WASHINGTON -- U.S. auto safety regulators now believe about 19.2 million U.S. vehicles are covered by the recalls for Takata airbag inflators that can explode in a crash, 36 percent fewer than were thought earlier this summer to carry the defective parts.

Those vehicles contain about 23.4 million suspect Takata inflators, according to a National Highway Traffic Safety Administration official who updated reporters on the Takata recalls today. About 4 million vehicles contain both driver- and passenger-side inflators affected by the recalls, said the official.

The agency previously believed that 34 million inflators contained in about 30 million vehicles were affected by the recalls.

In the briefing today, the NHTSA official accounted for the discrepancy by saying that earlier estimates double-counted some vehicles and inflators. Takata’s defect reports filed with NHTSA in May, on which the agency based its 34-million inflator estimates, also included a “substantial” number that were sold overseas.

The official also said that to date, about 4.4 million of the 23.4 million recalled inflators have been replaced, but some will need to be replaced again.

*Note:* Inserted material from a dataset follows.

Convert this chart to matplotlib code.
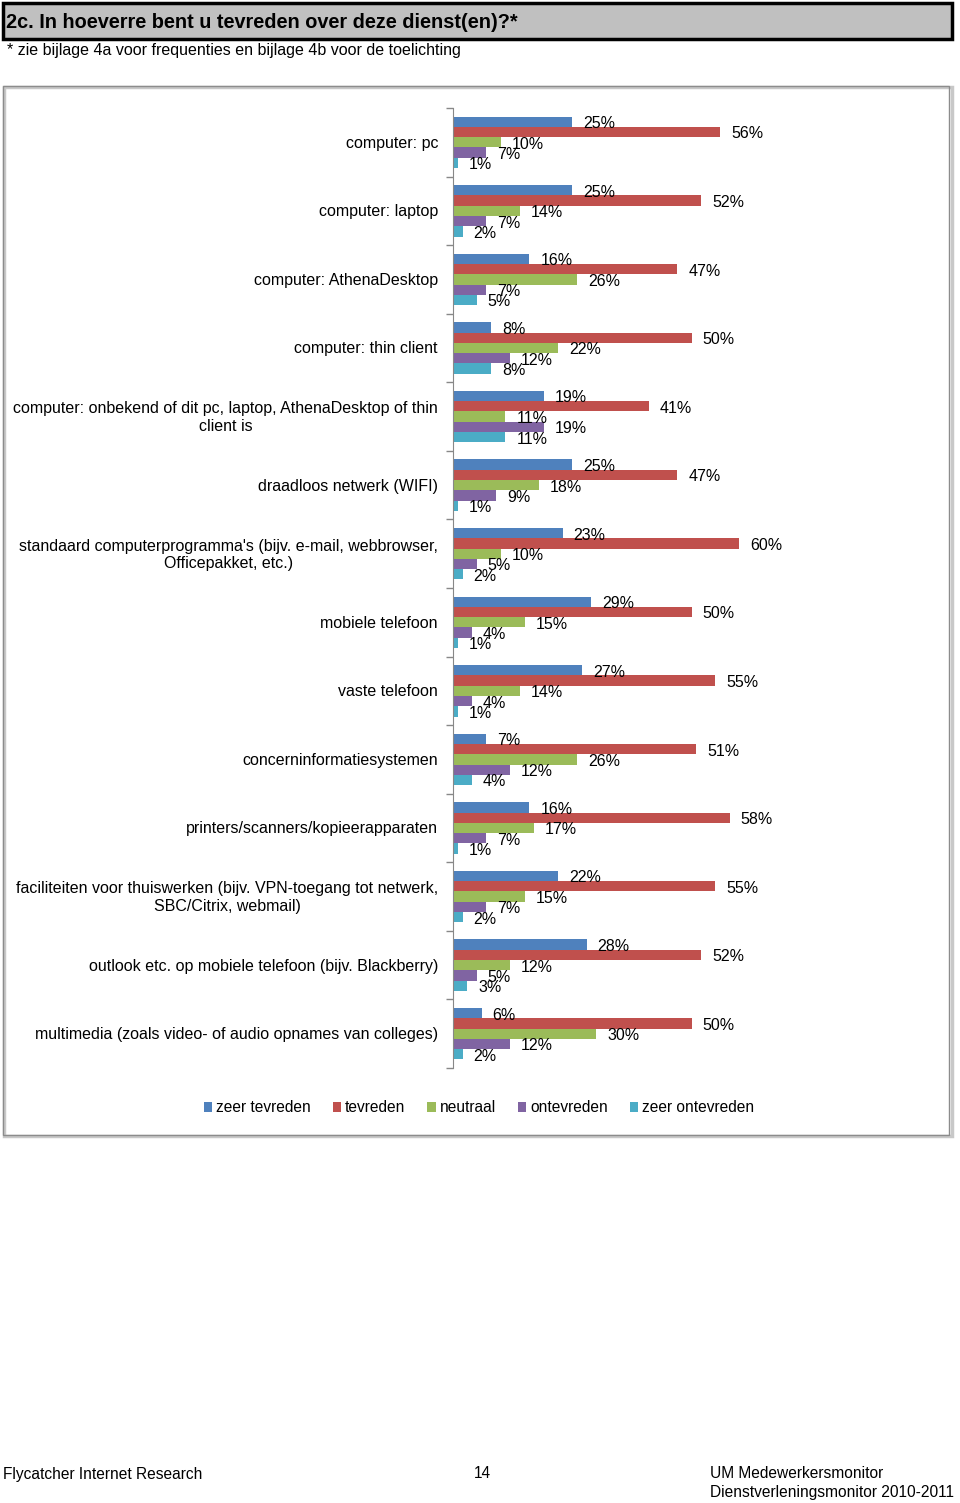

He also said that the number of affected vehicles and inflators would likely continue to fluctuate if the agency’s investigation determines that the recalls need to be expanded, or more inflators installed as replacements are found to be in need of replacement. To date, defective Takata airbags have been linked to 8 deaths and more than 100 injuries.

Coordinated recall plan

The agency expects to hold a public hearing about its plans to coordinate the massive and complex Takata recalls, an unprecedented level of agency involvement in the execution of a recall plan.

The hearing has not been scheduled but is planned for this fall, and NHTSA will lay out its recall plan and discuss the appropriate role for the agency to take as it seeks to orchestrate the flow of parts to customers of the 11 automakers affected by the Takata recalls, the official said.

NHTSA has been holding meetings with automakers and suppliers since June to craft the overall plan.

Ongoing probe

At the same time, the agency’s investigation into the Takata airbag defects is ongoing and a root cause for the defect has yet to be determined.

Part of the investigation is looking at whether Takata violated U.S. auto safety laws in how it handled the defect. The U.S. Justice Department is also pursuing a criminal probe into the company.

On the testing front, NHTSA has begun its own testing operation at an Ohio lab owned by the Battelle Memorial Institute, a nonprofit r&d firm, and has completed an early round of Takata inflator testing. The tests were in part intended to verify data submitted to the agency by Takata.

The NHTSA official said the agency’s results generally line up with Takata’s own findings about which of its inflator designs present the biggest risk of a rupture, and that inflators taken from hot, humid climates are more at risk than those from more temperate regions, the official said.

NHTSA last month also widened the scope of its investigation to look at a type of Takata side airbag inflators mounted in vehicle seats after one such inflator ruptured in a 2015 Volkswagen Tiguan in June.

The NHTSA official said since then, it has learned that GM experienced issues with seat-mounted side airbag inflators from Takata as well, though not in vehicles sold in the United States.

GM spokesman Alan Adler said in an e-mail that the automaker recalled 334 Chevrolet Malibus built overseas and sold in South Korea, Kuwait, Oman, UAE, Lebanon, and Singapore for a side airbag inflator canister that could separate from its housing when it deploys. The issue was discovered in routine lot-acceptance testing by Takata, and GM quarantined all vehicles with inflators from the same batch as the defective one, except for the 334 vehicles that were sold prior to that and covered by the recall.

The issue doesn’t affect any GM vehicles in the United States.